One school of thought suggests that a retrial favors the prosecution because the prosecution has a sense of what the defense’s theory and strategy will be. The prosecution also has this terrific special prosecutor now, Hank Brennan, to essentially scrutinize what the defense did and develop a prosecution case that anticipates some of the defense arguments. The prosecution has the benefit of having had a sort of trial run, so to speak — pardon the pun.

The other school of thought with respect to this particular case is that one benefit that the defense has that it didn’t have during the first trial is all of the revelations about Michael Proctor, the state police officer who headed up the investigation and was essentially fired as a result of his indiscretions in the case. 

Will the intense media coverage of the case — from Netflix to a local blogger — have an impact on the retrial?


Once a case is really covered by the media, it means that the jury pool has accessed information that it wouldn’t necessarily have in a run-of-the-mill case. So, the goal is not to find a jury that has never heard of the case because, essentially, you’d have to be living under a rock in Massachusetts not to have heard of the Karen Read case. So you don’t want people who’ve been living under a rock. You want people who are participants in society, but who can put aside whatever they’ve read or heard.

But what makes this case especially interesting is not only all the media attention, but also the sort of pop culture phenomenon it has become.

So, I think it’ll mean that, despite what jurors will say and what they said during jury selection — that they can keep an open mind — there might be some serious questions about whether everyone on the jury truly can keep an open mind, given how polarizing this case is and how much coverage it’s had.

Why has it attracted so much attention? 

Gender is a part of it. When women are accused of crimes, there’s often more attention because it’s relatively unusual. The killing of a police officer is also relatively unusual.

And then you add some of the problems with the investigation that provide fodder to people to speculate about possible conspiracies at a time where there’s a well-known distrust of everything and a distrust of what is a fact and what isn’t. You put it together, it just creates a pretty spicy stew.

So, since this is a retrial, is there anything actually new about the case?

I don’t see any sort of new bombshells. 

One difference is they know about Michael Proctor. 

Another difference is a change in the composition of the teams — swapping out the lead prosecutor for Hank Brennan. And one of the jurors from the first trial was a lawyer and is now on the defense team — that’s a weird twist. 

The judge also limited the scope of what the defense can do in pointing the finger at other suspects — that’s a blow to the defense case, but not a knockout blow because they can still develop a theory that someone else did it. 

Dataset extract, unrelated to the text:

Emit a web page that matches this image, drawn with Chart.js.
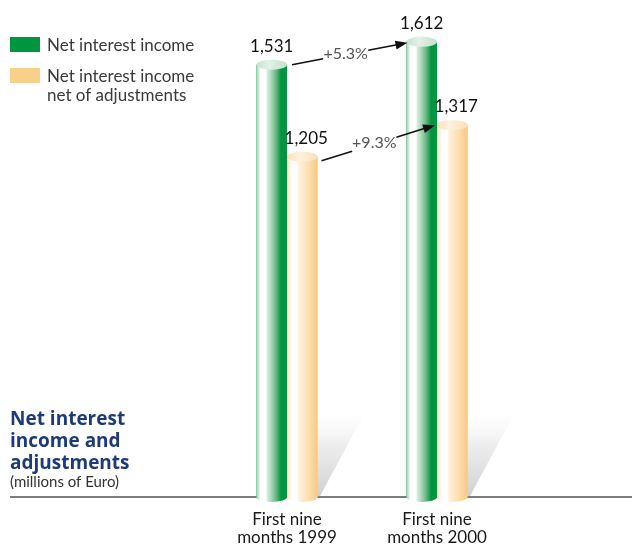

The final thing that’s different is Karen Read has made public statements since the trial. Under the rules of evidence, those public statements — any statement that the prosecution learns about whether it was a public or private statement, in fact — are not treated as hearsay and so are admissible. 

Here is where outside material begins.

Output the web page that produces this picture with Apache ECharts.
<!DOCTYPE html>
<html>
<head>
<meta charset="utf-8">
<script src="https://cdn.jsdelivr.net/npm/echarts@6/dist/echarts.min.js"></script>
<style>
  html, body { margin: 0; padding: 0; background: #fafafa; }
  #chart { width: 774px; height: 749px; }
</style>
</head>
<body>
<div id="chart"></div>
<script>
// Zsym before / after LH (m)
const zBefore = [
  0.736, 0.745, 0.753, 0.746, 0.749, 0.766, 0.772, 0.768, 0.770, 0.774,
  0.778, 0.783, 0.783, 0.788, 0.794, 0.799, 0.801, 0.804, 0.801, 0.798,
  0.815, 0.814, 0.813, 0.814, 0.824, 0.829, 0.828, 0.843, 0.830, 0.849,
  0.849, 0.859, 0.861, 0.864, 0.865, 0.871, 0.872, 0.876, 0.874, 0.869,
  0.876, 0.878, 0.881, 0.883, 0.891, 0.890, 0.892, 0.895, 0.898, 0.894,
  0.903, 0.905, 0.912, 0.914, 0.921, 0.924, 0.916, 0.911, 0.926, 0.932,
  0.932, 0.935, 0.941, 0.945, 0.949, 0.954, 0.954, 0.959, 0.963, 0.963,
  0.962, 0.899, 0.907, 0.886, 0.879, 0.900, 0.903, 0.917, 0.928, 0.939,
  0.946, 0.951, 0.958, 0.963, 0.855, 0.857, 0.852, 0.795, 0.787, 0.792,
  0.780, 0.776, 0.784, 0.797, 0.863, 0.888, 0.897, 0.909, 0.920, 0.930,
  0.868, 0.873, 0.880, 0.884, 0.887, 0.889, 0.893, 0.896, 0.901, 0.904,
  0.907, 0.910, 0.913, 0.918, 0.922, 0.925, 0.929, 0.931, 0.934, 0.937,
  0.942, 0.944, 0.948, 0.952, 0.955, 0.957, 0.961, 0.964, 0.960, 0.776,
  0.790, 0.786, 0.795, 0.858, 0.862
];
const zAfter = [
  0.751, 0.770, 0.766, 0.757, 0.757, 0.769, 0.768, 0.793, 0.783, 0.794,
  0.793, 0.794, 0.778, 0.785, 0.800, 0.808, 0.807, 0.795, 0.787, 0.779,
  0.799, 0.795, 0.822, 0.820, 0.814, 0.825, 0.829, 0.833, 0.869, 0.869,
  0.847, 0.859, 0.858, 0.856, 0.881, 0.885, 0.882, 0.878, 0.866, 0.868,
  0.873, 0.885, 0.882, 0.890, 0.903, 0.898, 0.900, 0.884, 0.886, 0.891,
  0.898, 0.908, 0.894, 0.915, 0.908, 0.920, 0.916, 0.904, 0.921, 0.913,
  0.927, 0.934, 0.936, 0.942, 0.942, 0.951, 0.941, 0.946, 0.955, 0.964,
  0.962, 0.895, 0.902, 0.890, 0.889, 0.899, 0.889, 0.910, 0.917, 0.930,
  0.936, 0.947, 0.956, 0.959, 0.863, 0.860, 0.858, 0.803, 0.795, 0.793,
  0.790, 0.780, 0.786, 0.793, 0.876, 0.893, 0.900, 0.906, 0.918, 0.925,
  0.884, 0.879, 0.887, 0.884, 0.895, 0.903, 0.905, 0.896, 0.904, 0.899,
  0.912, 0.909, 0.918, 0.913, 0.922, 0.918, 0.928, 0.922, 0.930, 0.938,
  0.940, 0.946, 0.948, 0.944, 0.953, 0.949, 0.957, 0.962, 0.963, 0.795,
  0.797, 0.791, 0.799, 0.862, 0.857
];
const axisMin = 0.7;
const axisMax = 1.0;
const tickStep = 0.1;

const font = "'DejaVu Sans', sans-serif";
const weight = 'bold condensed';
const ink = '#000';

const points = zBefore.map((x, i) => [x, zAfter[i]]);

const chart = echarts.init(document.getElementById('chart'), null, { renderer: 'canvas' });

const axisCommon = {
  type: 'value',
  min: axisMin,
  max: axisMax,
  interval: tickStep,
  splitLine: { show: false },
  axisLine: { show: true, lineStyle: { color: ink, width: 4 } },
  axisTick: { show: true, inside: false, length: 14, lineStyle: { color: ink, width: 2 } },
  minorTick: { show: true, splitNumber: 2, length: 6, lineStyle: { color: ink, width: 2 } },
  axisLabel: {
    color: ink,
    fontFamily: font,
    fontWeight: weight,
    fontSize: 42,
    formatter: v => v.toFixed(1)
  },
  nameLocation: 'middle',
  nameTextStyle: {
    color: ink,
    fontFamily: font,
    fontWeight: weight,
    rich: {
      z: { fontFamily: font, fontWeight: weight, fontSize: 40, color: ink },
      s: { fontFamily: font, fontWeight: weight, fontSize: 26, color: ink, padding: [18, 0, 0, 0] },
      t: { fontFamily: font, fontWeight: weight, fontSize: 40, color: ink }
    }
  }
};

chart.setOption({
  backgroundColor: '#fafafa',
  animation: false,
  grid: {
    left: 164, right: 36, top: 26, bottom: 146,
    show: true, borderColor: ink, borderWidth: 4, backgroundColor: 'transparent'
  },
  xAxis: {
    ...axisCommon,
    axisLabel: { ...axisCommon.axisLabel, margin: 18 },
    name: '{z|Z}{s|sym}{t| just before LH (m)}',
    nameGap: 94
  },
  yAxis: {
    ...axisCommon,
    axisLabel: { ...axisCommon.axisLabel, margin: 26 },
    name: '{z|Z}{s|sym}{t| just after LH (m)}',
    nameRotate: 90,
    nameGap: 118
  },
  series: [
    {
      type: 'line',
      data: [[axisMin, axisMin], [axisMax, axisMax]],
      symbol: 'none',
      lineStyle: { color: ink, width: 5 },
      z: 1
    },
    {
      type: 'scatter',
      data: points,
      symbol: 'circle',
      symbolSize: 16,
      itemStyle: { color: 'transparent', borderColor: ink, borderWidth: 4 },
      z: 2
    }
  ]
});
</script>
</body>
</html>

But the gist is really the same. 

So does the strategy for either the defense or prosecution change? 

The defense is going to talk about Michael Proctor as much as possible — what he didn’t do; what he did do, and his appalling statements about the defendant. They’re going to try to bring that into the case while the prosecution is going to try to point to independent evidence or independent experts to suggest that, regardless of Proctor’s involvement, this is still a case of guilt. 

I think one glitch in the first trial was that the prosecution was advancing two different theories — one that Read intended to kill O’Keefe because they were in an acrimonious relationship; and the other was that she was drunk and it was purely reckless.

I’m sort of curious to see the extent to which the prosecution leans into both or one or the other.

Anything else? 

What’s interesting about the case is its very much a 21st-century case, where there are a lot of armchair detectives and a lot of people who seem to have a lot of information about the case, and there is the sense that the line between what’s admissible in court and what’s the rumor mill is increasingly murky. On social media, you’ll hear about very specific details regarding various players in the case, for instance, and I’m watching to see whether any of those details actually appear in court.

It’s being litigated in the court of public opinion and in the courtroom in real time, and it’s pretty astonishing to watch it unfold.